# Exercise requirements:
Starting at the first line of the data, print each line verbatim up to and including the line bearing "fontsize=18.5, family=['Liberation Serif', 'DejaVu", omitting pictures.

--- --- ---

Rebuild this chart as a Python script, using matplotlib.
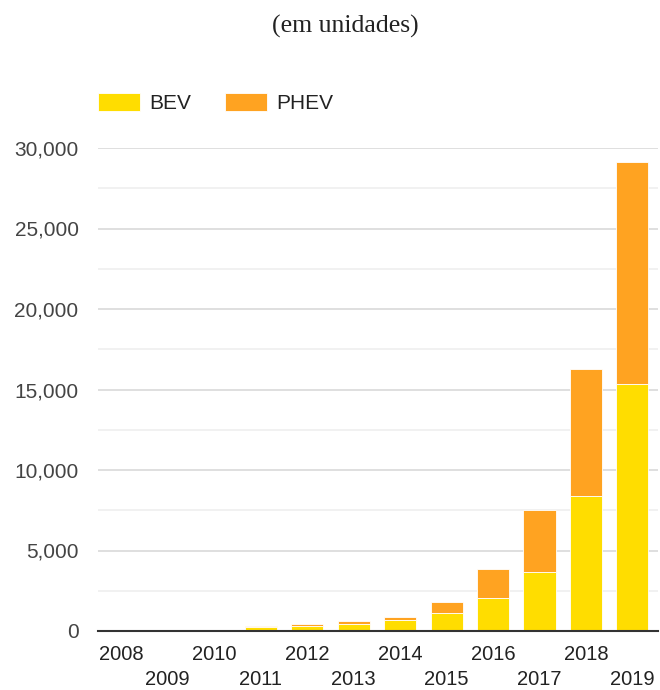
import matplotlib
matplotlib.use('Agg')
import matplotlib.pyplot as plt
import matplotlib.ticker as mticker
import numpy as np

# ── Data (units) ──────────────────────────────────────────────
years = [2008, 2009, 2010, 2011, 2012, 2013, 2014, 2015, 2016, 2017, 2018, 2019]
bev   = [0, 0, 0, 220, 300, 430, 680, 1100, 2050, 3680, 8380, 15340]
phev  = [0, 0, 0, 60, 130, 170, 190, 700, 1800, 3850, 7900, 13800]

BEV_COL  = '#FFDD00'
PHEV_COL = '#FFA321'

plt.rcParams.update({
    'font.family': ['Liberation Sans', 'DejaVu Sans'],
    'font.size': 15,
    'text.color': '#222222',
})

fig = plt.figure(figsize=(6.6, 6.9), dpi=100)
ax = fig.add_axes([98/660, 59/690, 560/660, (631-148)/690])

x = np.array(years)
ax.bar(x, bev, width=0.69, color=BEV_COL, edgecolor='white', linewidth=0.6,
       label='BEV', zorder=3)
ax.bar(x, phev, width=0.69, bottom=bev, color=PHEV_COL, edgecolor='white',
       linewidth=0.6, label='PHEV', zorder=3)

ax.set_xlim(2007.5, 2019.55)
ax.set_ylim(0, 30000)
ax.yaxis.set_major_locator(mticker.MultipleLocator(5000))
ax.yaxis.set_minor_locator(mticker.MultipleLocator(2500))
ax.yaxis.set_major_formatter(mticker.FuncFormatter(lambda v, _: f'{int(v):,}'))
ax.grid(True, which='major', axis='y', color='#d9d9d9', linewidth=1.2, zorder=0)
ax.grid(True, which='minor', axis='y', color='#efefef', linewidth=1.2, zorder=0)

ax.set_xticks(x)
ax.set_xticklabels([str(y) if i % 2 == 0 else '\n' + str(y)
                    for i, y in enumerate(years)], linespacing=1.38)
ax.tick_params(axis='both', which='both', length=0, colors='#222222')
ax.tick_params(axis='y', labelsize=15, pad=14)
ax.tick_params(axis='x', labelsize=14.5, pad=10)
for lbl in ax.get_yticklabels():
    lbl.set_color('#444444')

for s in ['top', 'right', 'left']:
    ax.spines[s].set_visible(False)
ax.spines['bottom'].set_color('#333333')
ax.spines['bottom'].set_linewidth(1.5)
ax.spines['bottom'].set_zorder(4)

fig.text(345/660, 1 - 26/690, '(em unidades)', ha='center', va='center',
         fontsize=18.5, family=['Liberation Serif', 'DejaVu Serif'])

fig.legend(loc='center left', bbox_to_anchor=(98/660, 1 - 103/690), ncol=2,
           frameon=False, handlelength=2.0, handleheight=1.0,
           handletextpad=0.48, columnspacing=1.6, fontsize=15,
           borderpad=0, borderaxespad=0)

fig.savefig('out.png', dpi=100, facecolor='white')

--- --- ---

# Expected answer:
Rebuild this chart as a Python script, using matplotlib.
import matplotlib
matplotlib.use('Agg')
import matplotlib.pyplot as plt
import matplotlib.ticker as mticker
import numpy as np

# ── Data (units) ──────────────────────────────────────────────
years = [2008, 2009, 2010, 2011, 2012, 2013, 2014, 2015, 2016, 2017, 2018, 2019]
bev   = [0, 0, 0, 220, 300, 430, 680, 1100, 2050, 3680, 8380, 15340]
phev  = [0, 0, 0, 60, 130, 170, 190, 700, 1800, 3850, 7900, 13800]

BEV_COL  = '#FFDD00'
PHEV_COL = '#FFA321'

plt.rcParams.update({
    'font.family': ['Liberation Sans', 'DejaVu Sans'],
    'font.size': 15,
    'text.color': '#222222',
})

fig = plt.figure(figsize=(6.6, 6.9), dpi=100)
ax = fig.add_axes([98/660, 59/690, 560/660, (631-148)/690])

x = np.array(years)
ax.bar(x, bev, width=0.69, color=BEV_COL, edgecolor='white', linewidth=0.6,
       label='BEV', zorder=3)
ax.bar(x, phev, width=0.69, bottom=bev, color=PHEV_COL, edgecolor='white',
       linewidth=0.6, label='PHEV', zorder=3)

ax.set_xlim(2007.5, 2019.55)
ax.set_ylim(0, 30000)
ax.yaxis.set_major_locator(mticker.MultipleLocator(5000))
ax.yaxis.set_minor_locator(mticker.MultipleLocator(2500))
ax.yaxis.set_major_formatter(mticker.FuncFormatter(lambda v, _: f'{int(v):,}'))
ax.grid(True, which='major', axis='y', color='#d9d9d9', linewidth=1.2, zorder=0)
ax.grid(True, which='minor', axis='y', color='#efefef', linewidth=1.2, zorder=0)

ax.set_xticks(x)
ax.set_xticklabels([str(y) if i % 2 == 0 else '\n' + str(y)
                    for i, y in enumerate(years)], linespacing=1.38)
ax.tick_params(axis='both', which='both', length=0, colors='#222222')
ax.tick_params(axis='y', labelsize=15, pad=14)
ax.tick_params(axis='x', labelsize=14.5, pad=10)
for lbl in ax.get_yticklabels():
    lbl.set_color('#444444')

for s in ['top', 'right', 'left']:
    ax.spines[s].set_visible(False)
ax.spines['bottom'].set_color('#333333')
ax.spines['bottom'].set_linewidth(1.5)
ax.spines['bottom'].set_zorder(4)

fig.text(345/660, 1 - 26/690, '(em unidades)', ha='center', va='center',
         fontsize=18.5, family=['Liberation Serif', 'DejaVu Serif'])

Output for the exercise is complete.